The New UnRisk Academy Event Blog


A common cold has killed today's mathematics wednesday post.

This is to inform you that the UnRisk Academy launched a Blog to present its courses, seminars, workouts, .. in a form that allows more detailed descriptions but keep an overview archive: UnRisk Academy Events.


It starts with A Workout in Computational Finance 2014 -  and the workout is bursting with mathematics.

"For shaping your body you should go to to a gym, while for building up your numerical tool kit you need a workout in computational finance", said Phillipp Mayer, Financial Modeling, ING Financial Markets, Brussels referring to the book.

And we decided to offer a live workout. For those who enjoy the freestyle of quant work, but recognize  how important it is to stay strong, agile and balanced.

It is about the power of mathematics explaining complex financial concepts and simulating the behavior of financial objects. 
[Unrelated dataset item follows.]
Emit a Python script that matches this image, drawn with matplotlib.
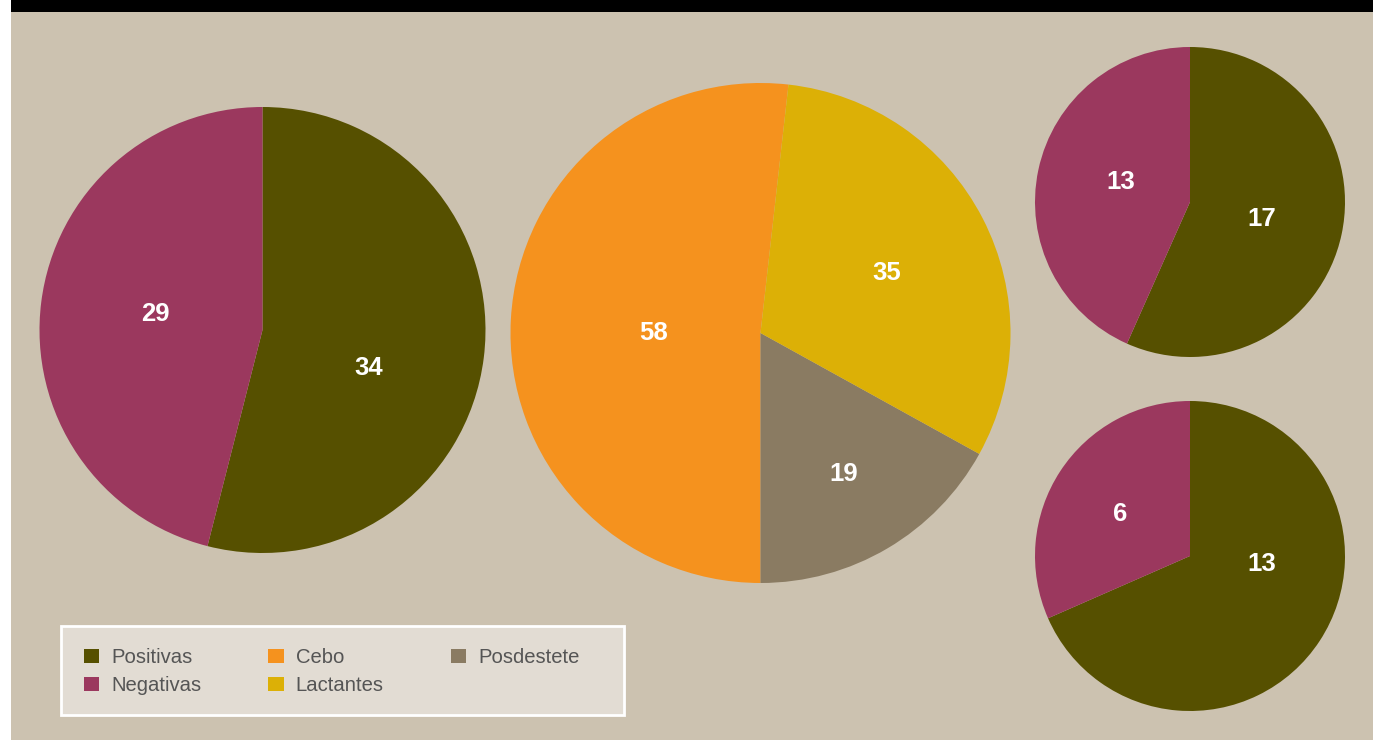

The risky horror of model-method traps 

Andreas and Michael will show how dangerous wrong model-method pumps can be and how to avoid them. 

They will discuss the pros and cons of numerical methods for mean reverting short rate models, including trees, finite differences, finite elements and Monte Carlo techniques and explain stabilization techniques for convection dominated PDEs. In the model calibration session they will explain why the ill-posedness  of calibration is a principle hurdle and show how stabilization techniques help obtaining stable model parameters. When Monte Carlo is the only choice, speed maybe the problem. Quasi Monte Carlo or variance reduction techniques speed up.
But having accurate, fast and robust pricing and calibration engines is perhaps not enough. Proper risk management based on VaR, Expected Shortfall measures and the introduction of CVA/FVA/DVA introduce much more complexity in the valuation space. In the workout an out look will be given how a sound implementation looks like.

The UnRisk Academy has been established to give full explanation on quantitative theories, mathematical techniques and critical implementations.